Google updating mobile payment service but will face competition from Sprint

Fresh competition in the mobile payment space

Google’s mobile payment offering, Google Wallet, will face fresh competition in the mobile payment space with reports that Sprint, the only operator that pre-installs the service on its devices, is planning to launch an NFC payment service of its own. The reports cast doubt over the future of Google and Sprint’s partnership, even as the internet giant is rumoured to be working on the second iteration of Google Wallet. Sprint’s service will come as a fresh blow for Google Wallet, which is yet to make a significant impact on the payments market after failing to win deals with the major US mobile operators, Verizon and AT&T.

According to NFC Times, Sprint is currently in talks with banks and service providers to roll out its product, dubbed Touch, to the market. Although few details are known about the service, Sprint has reportedly enlisted the services of NFC firm Sequent Software to work on the project, indicating that Touch will rely on the much-hyped near field communication (NFC) technology. While NFC adoption continues to climb, so do the number of rival products on the market and Touch will face steep competition in the shape of ISIS, the join payment consortium established by rival carriers AT&T, Verizon and T-Mobile, as well as a raft of dedicated services such as PayPal and Square.

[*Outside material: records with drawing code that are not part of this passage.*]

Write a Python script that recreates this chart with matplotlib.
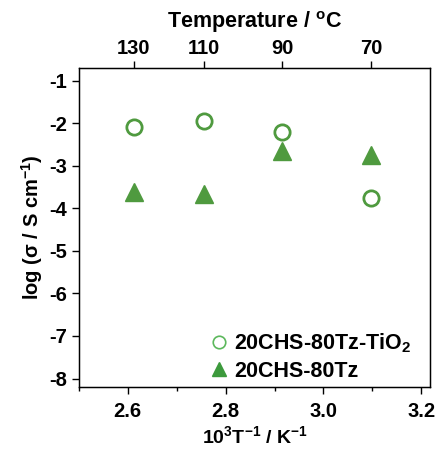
import numpy as np
import matplotlib.pyplot as plt
from matplotlib.ticker import MultipleLocator
from matplotlib.lines import Line2D

plt.rcParams['font.family'] = ['Liberation Sans', 'DejaVu Sans']
plt.rcParams['font.weight'] = 'bold'
plt.rcParams['mathtext.default'] = 'regular'
plt.rcParams['axes.unicode_minus'] = False

# data
temp_c = [130, 110, 90, 70]
inv_t = [2.612, 2.756, 2.916, 3.097]          # 10^3 T^-1 / K^-1
log_sigma_tio2 = [-2.08, -1.96, -2.20, -3.75]  # 20CHS-80Tz-TiO2
log_sigma_tz = [-3.61, -3.67, -2.65, -2.75]    # 20CHS-80Tz

green = '#4f9a3f'

fig = plt.figure(figsize=(4.38, 4.49), dpi=100)
ax = fig.add_axes([0.180, 0.138, 0.802, 0.711])

ax.plot(inv_t, log_sigma_tio2, 'o', ms=11, mfc='white', mec=green, mew=2,
        ls='none')
ax.plot(inv_t, log_sigma_tz, '^', ms=13, color=green, ls='none')

ax.set_xlim(2.5, 3.218)
ax.set_ylim(-8.2, -0.7)
ax.set_xticks([2.6, 2.8, 3.0, 3.2])
ax.set_xticklabels(['2.6', '2.8', '3.0', '3.2'])
ax.xaxis.set_minor_locator(MultipleLocator(0.1))
ax.yaxis.set_major_locator(MultipleLocator(1))
ax.tick_params(axis='both', which='major', direction='out', length=5, width=1,
               labelsize=14.5)
ax.tick_params(axis='x', which='major', pad=6)
ax.tick_params(axis='x', which='minor', direction='out', length=3, width=1)
for s in ax.spines.values():
    s.set_linewidth(1)

ax.set_xlabel('10$^3$T$^{-1}$ / K$^{-1}$', fontsize=14, fontweight='bold', labelpad=3)
ax.set_ylabel('log (σ / S cm$^{-1}$)', fontsize=14.5, fontweight='bold', labelpad=3)

# top axis: temperature in degC
top = ax.twiny()
top.set_xlim(ax.get_xlim())
top.set_xticks(inv_t)
top.set_xticklabels([str(t) for t in temp_c])
top.tick_params(axis='x', direction='out', length=5, width=1, labelsize=14.5, pad=2)
top.set_xlabel('Temperature / $^{o}$C', fontsize=15.5, fontweight='bold', labelpad=8)

handles = [
    Line2D([], [], marker='o', ms=9, mfc='white', mec='#5cb85c', mew=1.2, ls='none'),
    Line2D([], [], marker='^', ms=10, color='#3c9a3c', ls='none'),
]
labels = ['20CHS-80Tz-TiO$_2$', '20CHS-80Tz']
leg = ax.legend(handles, labels, loc='lower right', bbox_to_anchor=(0.99, -0.03),
                frameon=False, fontsize=15.5, handletextpad=0.2,
                borderaxespad=0.3, labelspacing=0.25, handlelength=1.0)
for txt in leg.get_texts():
    txt.set_fontweight('bold')

fig.savefig('out.png', dpi=100)
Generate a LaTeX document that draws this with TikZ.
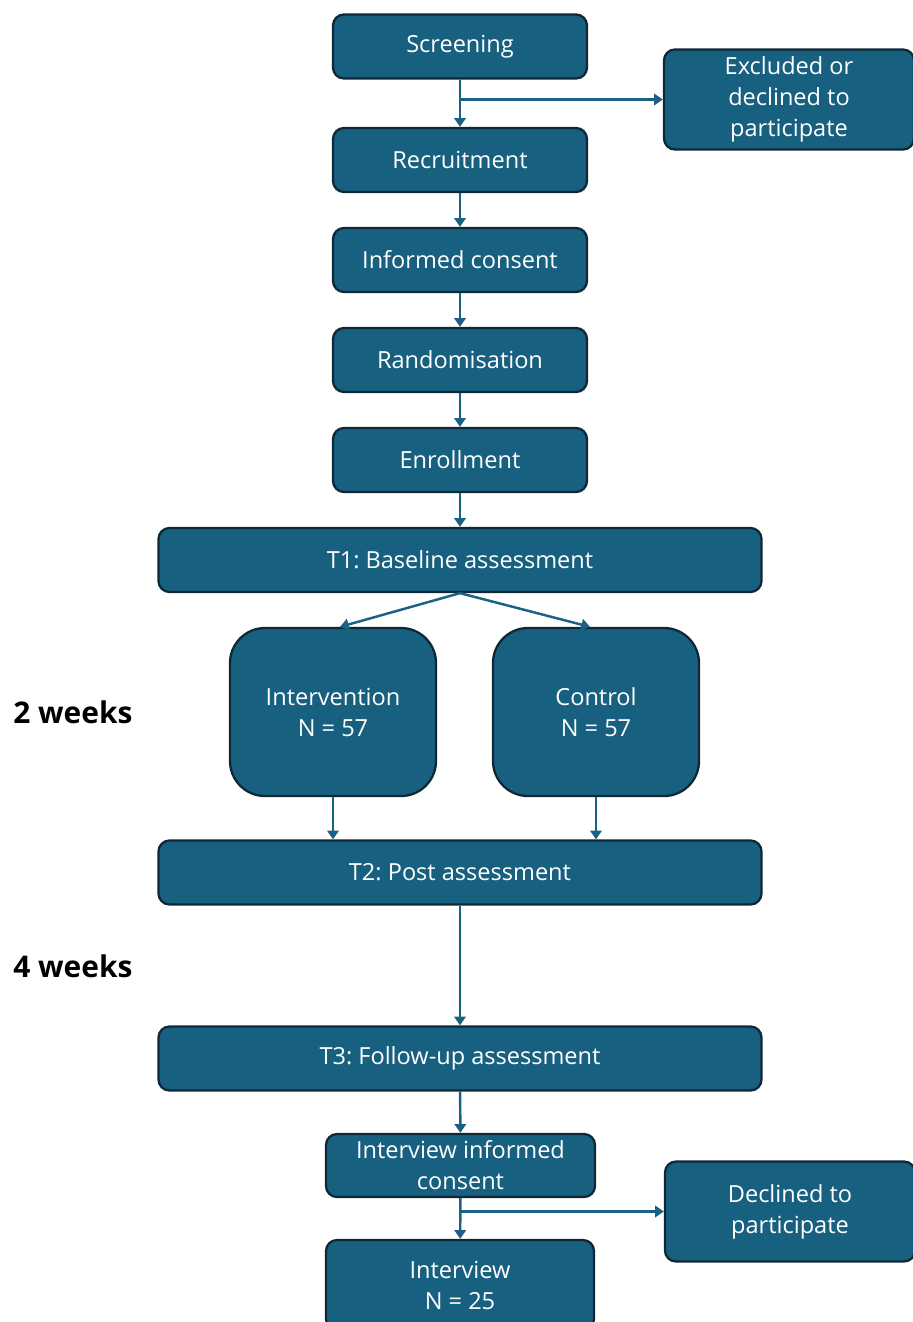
\documentclass[tikz,border=0pt]{standalone}
\usepackage{fontspec}
\setmainfont{Open Sans}
\frenchspacing
\usetikzlibrary{arrows.meta, positioning}
\definecolor{boxblue}{RGB}{24,96,128}
\definecolor{boxedge}{RGB}{14,40,56}
\definecolor{linkblue}{RGB}{26,98,133}
\tikzstyle{stage} = [rectangle, rounded corners=0.22cm, minimum width=5.08cm, minimum height=1.28cm, text centered, align=center, draw=boxedge, line width=1.3pt, fill=boxblue, text=white, font=\fontsize{13.4}{17.6}\selectfont, inner sep=2pt]
\tikzstyle{wide} = [stage, minimum width=12.06cm]
\tikzstyle{arm} = [stage, rounded corners=0.7cm, minimum width=4.12cm, minimum height=3.36cm]
\tikzstyle{side} = [stage, minimum width=5.0cm, minimum height=2.0cm]
\tikzstyle{period} = [font=\fontsize{17}{20}\selectfont\bfseries, anchor=west, inner sep=0pt]
\tikzstyle{arrow} = [line width=1.4pt, draw=linkblue, -{Triangle[length=5pt, width=6.5pt]}]

\begin{document}
\begin{tikzpicture}[node distance=2cm]
\useasboundingbox (0,0) rectangle (18.24,-26.44);

\node (screen) [stage] at (9.2,-0.93) {Screening};
\node (recruit) [stage] at (9.2,-3.2) {Recruitment};
\node (consent) [stage, below of=recruit] {Informed consent};
\node (random) [stage, below of=consent] {Randomisation};
\node (enrol) [stage, below of=random] {Enrollment};
\node (base) [wide, below of=enrol] {T1: Baseline assessment};
\node (interv) [arm] at (6.66,-14.24) {Intervention\\N = 57};
\node (control) [arm] at (11.92,-14.24) {Control\\N = 57};
\node (post) [wide] at (9.2,-17.45) {T2: Post assessment};
\node (follow) [wide] at (9.2,-21.17) {T3: Follow-up assessment};
\node (iconsent) [stage, minimum width=5.38cm, minimum height=1.26cm] at (9.21,-23.31) {Interview informed\\consent};
\node (interview) [stage, minimum width=5.36cm, minimum height=1.8cm] at (9.2,-25.7) {Interview\\N = 25};
\node (excluded) [side] at (15.78,-1.99) {Excluded or\\declined to\\participate};
\node (declined) [side] at (15.8,-24.23) {Declined to\\participate};

\node (two) [period] at (0.26,-14.24) {2 weeks};
\node (four) [period] at (0.26,-19.32) {4 weeks};

\coordinate (split1) at (9.2,-1.99);
\coordinate (split2) at (9.2,-24.23);

\draw [arrow] (screen) -- (recruit);
\draw [arrow] (split1) -- (excluded);
\draw [arrow] (recruit) -- (consent);
\draw [arrow] (consent) -- (random);
\draw [arrow] (random) -- (enrol);
\draw [arrow] (enrol) -- (base);
\draw [arrow] (base.south) -- ([xshift=0.14cm]interv.north);
\draw [arrow] (base.south) -- ([xshift=-0.12cm]control.north);
\draw [arrow] (interv.south) -- (interv.south |- post.north);
\draw [arrow] (control.south) -- (control.south |- post.north);
\draw [arrow] (post) -- (follow);
\draw [arrow] (follow) -- (iconsent);
\draw [arrow] (iconsent) -- (interview);
\draw [arrow] (split2) -- (declined);

\end{tikzpicture}
\end{document}
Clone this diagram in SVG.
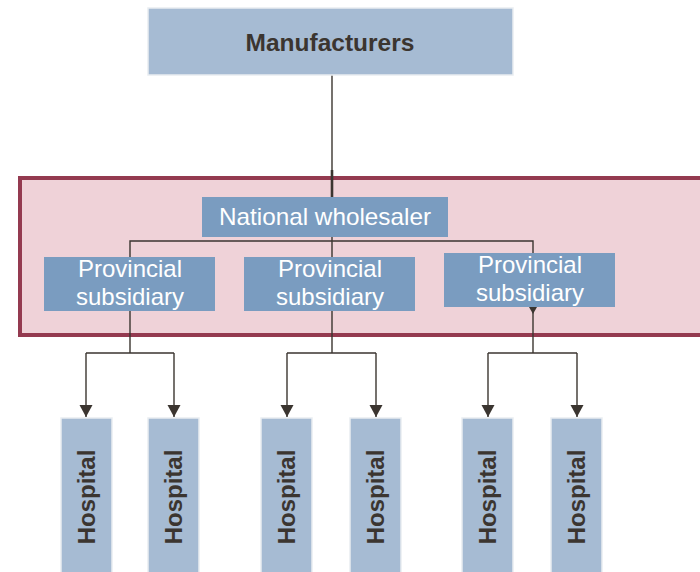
<svg xmlns="http://www.w3.org/2000/svg" width="700" height="572" viewBox="0 0 700 572">
  <style>
    .light { fill: #a6bbd3; stroke: #e9edf1; stroke-width: 1.5; }
    .mid { fill: #7a9cc0; }
    .wire { fill: none; stroke: #3b3530; stroke-width: 1.4; }
    .dark { font-family: "Liberation Sans", Arial, sans-serif; font-weight: bold; fill: #3b3530; }
    .white { font-family: "Liberation Sans", Arial, sans-serif; fill: #ffffff; font-size: 24px; text-anchor: middle; }
  </style>
  <defs>
    <marker id="arrow" markerWidth="14" markerHeight="14" refX="12" refY="6.5" orient="auto" markerUnits="userSpaceOnUse">
      <path d="M0,0 L12,6.5 L0,13 Z" fill="#3b3530"/>
    </marker>
    <marker id="tick" markerWidth="8" markerHeight="8" refX="0" refY="4" orient="auto" markerUnits="userSpaceOnUse">
      <path d="M0,0 L7,4 L0,8 Z" fill="#3b3530"/>
    </marker>
  </defs>

  <rect width="700" height="572" fill="#ffffff"/>

  <!-- distribution frame -->
  <rect id="frame" x="20" y="178" width="690" height="157" fill="#efd2d8" stroke="#943a50" stroke-width="4"/>

  <g id="connectors">
    <line class="wire" x1="332" y1="75" x2="332" y2="178"/>
    <line x1="332" y1="170" x2="332" y2="197" stroke="#3b3530" stroke-width="2.6"/>
    <path class="wire" d="M332,237 V241 M130,257 V241 H533 V253 M332,241 V257"/>
    <path class="wire" d="M130,311 V353 M86,353 H174"/>
    <path class="wire" d="M86,353 V417" marker-end="url(#arrow)"/>
    <path class="wire" d="M174,353 V417" marker-end="url(#arrow)"/>
    <path class="wire" d="M332,311 V353 M287,353 H376"/>
    <path class="wire" d="M287,353 V417" marker-end="url(#arrow)"/>
    <path class="wire" d="M376,353 V417" marker-end="url(#arrow)"/>
    <path class="wire" d="M533,307 V353" marker-start="url(#tick)"/>
    <path class="wire" d="M488,353 H577"/>
    <path class="wire" d="M488,353 V417" marker-end="url(#arrow)"/>
    <path class="wire" d="M577,353 V417" marker-end="url(#arrow)"/>
  </g>

  <g id="manufacturers">
    <rect class="light" x="148" y="8" width="365" height="67"/>
    <text class="dark" x="330" y="51" font-size="24.5" text-anchor="middle">Manufacturers</text>
  </g>

  <g id="national-wholesaler">
    <rect class="mid" x="202" y="197" width="246" height="40"/>
    <text class="white" x="325" y="225" textLength="212" lengthAdjust="spacingAndGlyphs">National wholesaler</text>
  </g>

  <g id="provincial-1">
    <rect class="mid" x="44" y="257" width="171" height="54"/>
    <text class="white" x="130" y="277">Provincial</text>
    <text class="white" x="130" y="305">subsidiary</text>
  </g>
  <g id="provincial-2">
    <rect class="mid" x="244" y="257" width="171" height="54"/>
    <text class="white" x="330" y="277">Provincial</text>
    <text class="white" x="330" y="305">subsidiary</text>
  </g>
  <g id="provincial-3">
    <rect class="mid" x="444" y="253" width="171" height="54"/>
    <text class="white" x="530" y="273">Provincial</text>
    <text class="white" x="530" y="301">subsidiary</text>
  </g>

  <g id="hospital-1">
    <rect class="light" x="61" y="418" width="51" height="160"/>
    <text class="dark" font-size="24" text-anchor="middle" transform="translate(95,497) rotate(-90)">Hospital</text>
  </g>
  <g id="hospital-2">
    <rect class="light" x="148" y="418" width="51" height="160"/>
    <text class="dark" font-size="24" text-anchor="middle" transform="translate(182,497) rotate(-90)">Hospital</text>
  </g>
  <g id="hospital-3">
    <rect class="light" x="261" y="418" width="51" height="160"/>
    <text class="dark" font-size="24" text-anchor="middle" transform="translate(295,497) rotate(-90)">Hospital</text>
  </g>
  <g id="hospital-4">
    <rect class="light" x="350" y="418" width="51" height="160"/>
    <text class="dark" font-size="24" text-anchor="middle" transform="translate(384,497) rotate(-90)">Hospital</text>
  </g>
  <g id="hospital-5">
    <rect class="light" x="462" y="418" width="51" height="160"/>
    <text class="dark" font-size="24" text-anchor="middle" transform="translate(496,497) rotate(-90)">Hospital</text>
  </g>
  <g id="hospital-6">
    <rect class="light" x="551" y="418" width="51" height="160"/>
    <text class="dark" font-size="24" text-anchor="middle" transform="translate(585,497) rotate(-90)">Hospital</text>
  </g>
</svg>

The next version of Google Wallet is expected to focus more heavily on the cloud and put more of an emphasis on offers and promotions. According to NFC Times sources, however, security limitations on the NFC chips that power payment services mean that Sprint will be unable to support both mobile wallets, suggesting that Google could soon have no carriers supporting its product. Although the firm has signed up payment companies such as MasterCard to Google Wallet, without carriers to deliver the product Google Wallet is looking increasingly isolated in the space.

Mobile payment continues to become more mainstream, with more than one in four consumers in the US and Western Europe forecast to be paying for goods in-store using NFC-enabled handsets by 2017. This compares to around 2% of consumers in these regions currently estimated to be using NFC services by Juniper. Meanwhile, some 100 million NFC-enabled smartphones are expected to be sold this year, according to research from Berg Insight in March, more than three times the 30 million units sold in 2011. Overall, global mobile payments revenues are expected to top USD171.5 billion this year, according to Gartner.